(WRITTEN EXERCISE)
Restate exactly the lines that run from the start of the records below to the line containing "from matplotlib.lines import Line2D", counting both ends, and nothing else; pictures stay out.

(Entries with chart source code)
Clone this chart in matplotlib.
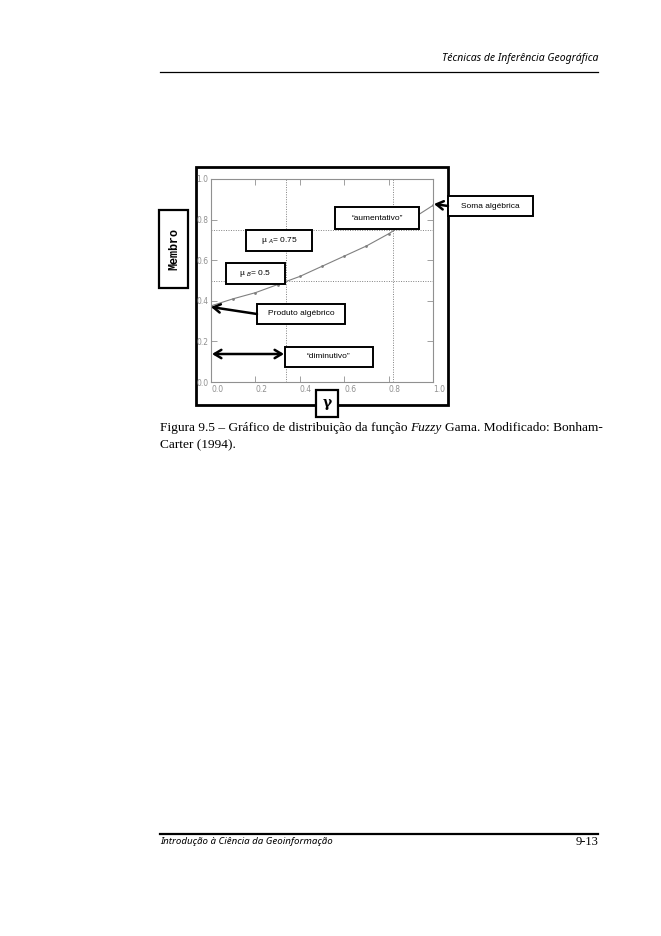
import matplotlib
matplotlib.use("Agg")
import matplotlib.pyplot as plt
from matplotlib.patches import Rectangle, FancyArrowPatch
from matplotlib.lines import Line2D

# data
gamma = [0.0, 0.1, 0.2, 0.3, 0.4, 0.5, 0.6, 0.7, 0.8, 0.9, 1.0]
membro = [0.375, 0.41, 0.44, 0.48, 0.52, 0.57, 0.62, 0.67, 0.73, 0.80, 0.87]
mu_levels = [0.75, 0.5]          # mu A, mu B (horizontal dotted lines)
gamma_cross = [0.82, 0.34]       # where the curve meets them
ticks = [0.0, 0.2, 0.4, 0.6, 0.8, 1.0]
tick_labels = ["0.0", "0.2", "0.4", "0.6", "0.8", "1.0"]

W, H = 661, 936
fig = plt.figure(figsize=(W / 100, H / 100), dpi=100)
fig.patch.set_facecolor("white")


def fx(x):
    return x / W


def fy(y):
    return 1 - y / H


def box(x0, y0, x1, y1, lw=1.6, z=8):
    fig.patches.append(Rectangle((fx(x0), fy(y1)), fx(x1 - x0), (y1 - y0) / H,
                                 transform=fig.transFigure, facecolor="white",
                                 edgecolor="black", lw=lw, zorder=z))


def arrow(x0, y0, x1, y1, style="->"):
    a = FancyArrowPatch((fx(x0), fy(y0)), (fx(x1), fy(y1)), transform=fig.transFigure,
                        arrowstyle=style + ",head_length=5,head_width=3",
                        color="black", lw=1.8, shrinkA=0, shrinkB=0, zorder=10)
    fig.patches.append(a)


# header / footer
fig.text(fx(598), fy(58), "Técnicas de Inferência Geográfica", family="Noto Sans",
         style="italic", fontsize=7.5, ha="right", va="center")
fig.add_artist(Line2D([fx(160), fx(598)], [fy(72), fy(72)], color="black", lw=0.9))
fig.add_artist(Line2D([fx(160), fx(598)], [fy(834), fy(834)], color="black", lw=1.6))
fig.text(fx(160), fy(842), "Introdução à Ciência da Geoinformação", family="Noto Sans",
         style="italic", fontsize=7, ha="left", va="center")
fig.text(fx(598), fy(842), "9-13", family="Liberation Serif", fontsize=9,
         ha="right", va="center")

# outer frame of the figure
box(196, 167, 448, 405, lw=2, z=2)

# plot
ax = fig.add_axes([fx(211), fy(382), (433 - 211) / W, (382 - 179) / H])
ax.set_zorder(5)
ax.plot(gamma, membro, color="#808080", lw=0.8, marker="o", markersize=1.0)
for m in mu_levels:
    ax.axhline(m, color="#808080", lw=0.7, ls=(0, (1, 1.5)))
for g in gamma_cross:
    ax.axvline(g, color="#808080", lw=0.7, ls=(0, (1, 1.5)))
ax.set_xlim(0, 1)
ax.set_ylim(0, 1)
ax.set_xticks(ticks)
ax.set_yticks(ticks)
ax.set_xticklabels(tick_labels)
ax.set_yticklabels(tick_labels)
ax.tick_params(direction="in", top=True, right=True, length=4, width=0.6,
               colors="#909090", labelsize=5.5, pad=2)
for lbl in ax.get_xticklabels():
    lbl.set_ha("left")
for s in ax.spines.values():
    s.set_color("#909090")
    s.set_linewidth(0.8)
ax.patch.set_alpha(0)

# labels and boxes
box(159, 210, 188, 288)
fig.text(fx(174), fy(249), "Membro", family="Liberation Mono", weight="bold",
         fontsize=8.5, rotation=90, ha="center", va="center", zorder=9)
box(316, 390, 338, 417)
fig.text(fx(327), fy(403), "γ", family="DejaVu Serif", weight="bold",
         fontsize=10, ha="center", va="center", zorder=9)

labels = [
    (448, 196, 533, 216, "Soma algébrica"),
    (335, 207, 419, 229, "\u201caumentativo\u201d"),
    (246, 230, 312, 251, r"µ $_{A}$= 0.75"),
    (226, 263, 285, 284, r"µ $_{B}$= 0.5"),
    (257, 304, 345, 324, "Produto algébrico"),
    (285, 347, 373, 367, "\u201cdiminutivo\u201d"),
]
for x0, y0, x1, y1, t in labels:
    box(x0, y0, x1, y1, lw=1.4)
    fig.text(fx((x0 + x1) / 2), fy((y0 + y1) / 2), t, family="Liberation Sans",
             fontsize=6, ha="center", va="center", zorder=9)

arrow(448, 206, 434, 204)
arrow(257, 314, 211, 307)
arrow(212, 354, 284, 354, style="<->")

# caption
renderer = fig.canvas.get_renderer()
parts = [("Figura 9.5 – Gráfico de distribuição da função", "normal", 0),
         ("Fuzzy", "italic", 3),
         ("Gama. Modificado: Bonham-", "normal", 3)]
x = fx(160)
for t, st, gap in parts:
    x += gap / W
    txt = fig.text(x, fy(428), t, family="Liberation Serif", style=st,
                   fontsize=9.6, ha="left", va="center")
    bb = txt.get_window_extent(renderer)
    x = bb.x1 / W
fig.text(fx(160), fy(445), "Carter (1994).", family="Liberation Serif",
         fontsize=9.6, ha="left", va="center")

fig.savefig("out.png", dpi=100)
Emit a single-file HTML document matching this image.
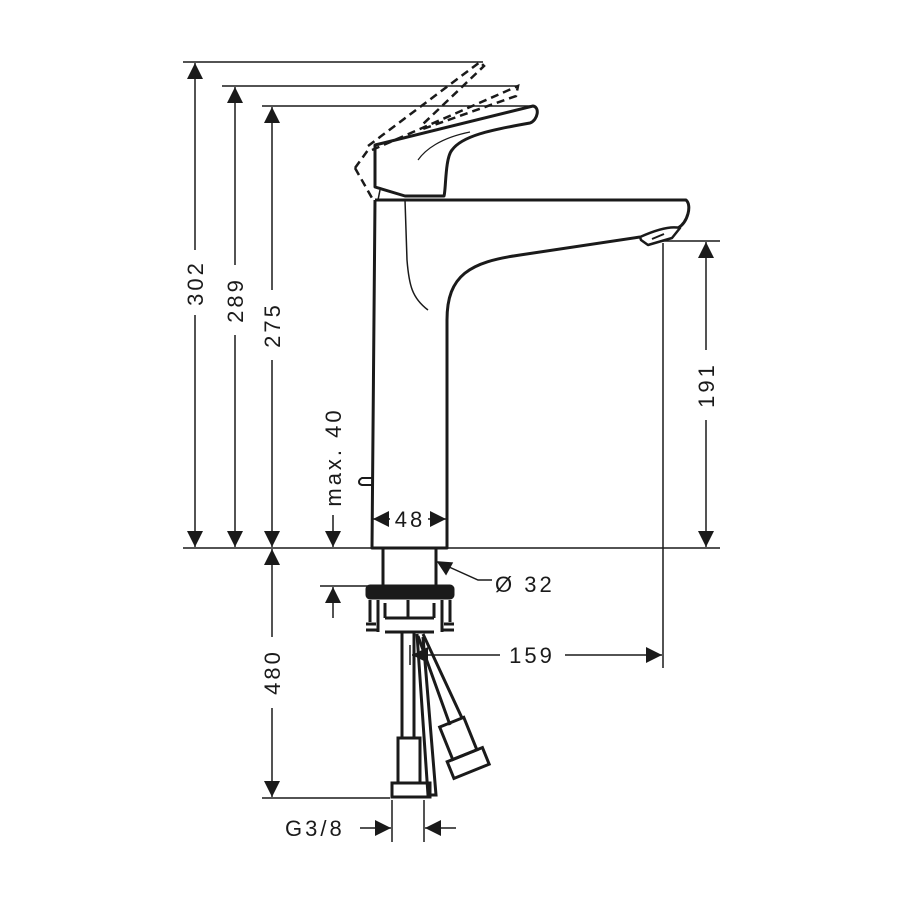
<!DOCTYPE html>
<html><head><meta charset="utf-8"><style>html,body{margin:0;padding:0;background:#fff}svg{display:block}text{font-family:"Liberation Sans",sans-serif;font-size:22px;fill:#1a1a1a;letter-spacing:3px}</style></head>
<body>
<svg width="900" height="900" viewBox="0 0 900 900" xmlns="http://www.w3.org/2000/svg">
<defs>
<marker id="a" viewBox="0 0 10 10" refX="10" refY="5" markerWidth="16" markerHeight="16" markerUnits="userSpaceOnUse" orient="auto"><path d="M0,0 L10,5 L0,10 z" fill="#1a1a1a"/></marker>
</defs>
<g stroke="#1a1a1a" stroke-width="1.5" fill="none">
<line x1="183" y1="62" x2="483" y2="62"/>
<line x1="222" y1="86" x2="518" y2="86"/>
<line x1="262" y1="106" x2="535" y2="106"/>
<line x1="183" y1="548" x2="372" y2="548"/>
<line x1="447" y1="548" x2="720" y2="548"/>
<line x1="660" y1="241" x2="720" y2="241"/>
<line x1="663" y1="243" x2="663" y2="668"/>
<line x1="262" y1="798" x2="390" y2="798"/>
<line x1="320" y1="586" x2="368" y2="586"/>
<line x1="392" y1="800" x2="392" y2="842"/>
<line x1="424" y1="800" x2="424" y2="842"/>
<line x1="195" y1="250" x2="195" y2="63" marker-end="url(#a)"/>
<line x1="195" y1="315" x2="195" y2="547" marker-end="url(#a)"/>
<line x1="235" y1="265" x2="235" y2="87" marker-end="url(#a)"/>
<line x1="235" y1="335" x2="235" y2="547" marker-end="url(#a)"/>
<line x1="272" y1="290" x2="272" y2="107" marker-end="url(#a)"/>
<line x1="272" y1="360" x2="272" y2="547" marker-end="url(#a)"/>
<line x1="272" y1="637" x2="272" y2="549" marker-end="url(#a)"/>
<line x1="272" y1="708" x2="272" y2="797" marker-end="url(#a)"/>
<line x1="706" y1="350" x2="706" y2="242" marker-end="url(#a)"/>
<line x1="706" y1="420" x2="706" y2="547" marker-end="url(#a)"/>
<line x1="333" y1="515" x2="333" y2="547" marker-end="url(#a)"/>
<line x1="333" y1="618" x2="333" y2="587" marker-end="url(#a)"/>
<line x1="500" y1="655" x2="412" y2="655" marker-end="url(#a)"/>
<line x1="565" y1="655" x2="662" y2="655" marker-end="url(#a)"/>
<line x1="410" y1="645" x2="410" y2="665"/>
<line x1="360" y1="828" x2="391" y2="828" marker-end="url(#a)"/>
<line x1="456" y1="828" x2="425" y2="828" marker-end="url(#a)"/>
<line x1="390" y1="519" x2="373" y2="519" marker-end="url(#a)"/>
<line x1="428" y1="519" x2="446" y2="519" marker-end="url(#a)"/>
<polyline points="492,580 478,580 438,562" />
<path d="M438,562 l14,1 l-6,11 z" fill="#1a1a1a"/>
</g>
<g stroke="#1a1a1a" stroke-width="3" fill="none" stroke-linejoin="round">
<path d="M375,200 L372,548 L447,548 L447,320 C447,275 470,262 520,255 L640,237"/>
<path d="M375,200 L686,200 C692,205 688,222 678,228"/>
<path d="M640,237 C660,228 672,226 680,228 L672,238 L648,245 L641,240 Z" stroke-width="2.5"/>
<line x1="652" y1="239" x2="664" y2="234" stroke-width="2"/>
<path d="M405,200 L407,260 C409,285 412,298 428,310" stroke-width="1.5"/>
<path d="M372,478 L362,478 C358,480 358,484 362,485 L372,485" stroke-width="2"/>
<path d="M375,145 L533,106 C540,107 538,120 530,123 C490,130 462,136 452,150 C445,158 446,190 444,196 L405,196 L375,187 Z"/>
<path d="M418,160 C425,150 440,138 470,132" stroke-width="1.2"/>
<path d="M380,190 L378,200" stroke-width="1.5"/>
</g>
<g stroke="#1a1a1a" stroke-width="2.5" fill="none" stroke-dasharray="8,5">
<path d="M368,146 L480,62 L484,66 L422,125"/>
<path d="M355,168 L368,150 M355,168 L372,198"/>
<path d="M372,150 L518,86 L516,96 L420,130"/>
</g>
<g stroke="#1a1a1a" stroke-width="3" fill="none">
<path d="M383,549 L383,586 M436,549 L436,586"/>
<rect x="367" y="586" width="86" height="12" rx="3" fill="#1a1a1a"/>
<path d="M370,600 L370,622 M378,600 L378,632 M442,600 L442,632 M450,600 L450,622 M385,603 L385,618 M434,603 L434,618 M385,618 L434,618 M385,632 L434,632 M408,600 L408,618"/>
<path d="M366,624 L376,624 M444,624 L454,624 M366,630 L378,630 M442,630 L454,630"/>
<path d="M402,632 L402,738 M414,632 L414,738 M400,632 L420,632"/>
<path d="M417,634 L428,795 L436,795 L423,637"/>
<path d="M418,636 L450,725 M423,634 L462,718"/>
<rect x="398" y="738" width="22" height="45"/>
<rect x="392" y="783" width="38" height="14"/>
<g transform="rotate(-22 462 745)"><rect x="448" y="720" width="26" height="35"/><rect x="442" y="755" width="38" height="18"/></g>
</g>
<g>
<text transform="translate(203,283) rotate(-90)" text-anchor="middle">302</text>
<text transform="translate(243,300) rotate(-90)" text-anchor="middle">289</text>
<text transform="translate(280,325) rotate(-90)" text-anchor="middle">275</text>
<text transform="translate(341,457) rotate(-90)" text-anchor="middle">max. 40</text>
<text transform="translate(714,385) rotate(-90)" text-anchor="middle">191</text>
<text transform="translate(280,672) rotate(-90)" text-anchor="middle">480</text>
<text x="410" y="527" text-anchor="middle">48</text>
<text x="495" y="592">Ø 32</text>
<text x="532" y="663" text-anchor="middle">159</text>
<text x="285" y="836">G3/8</text>
</g>
</svg>
</body></html>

(THE REPLY)
Clone this chart in matplotlib.
import matplotlib
matplotlib.use("Agg")
import matplotlib.pyplot as plt
from matplotlib.patches import Rectangle, FancyArrowPatch
from matplotlib.lines import Line2D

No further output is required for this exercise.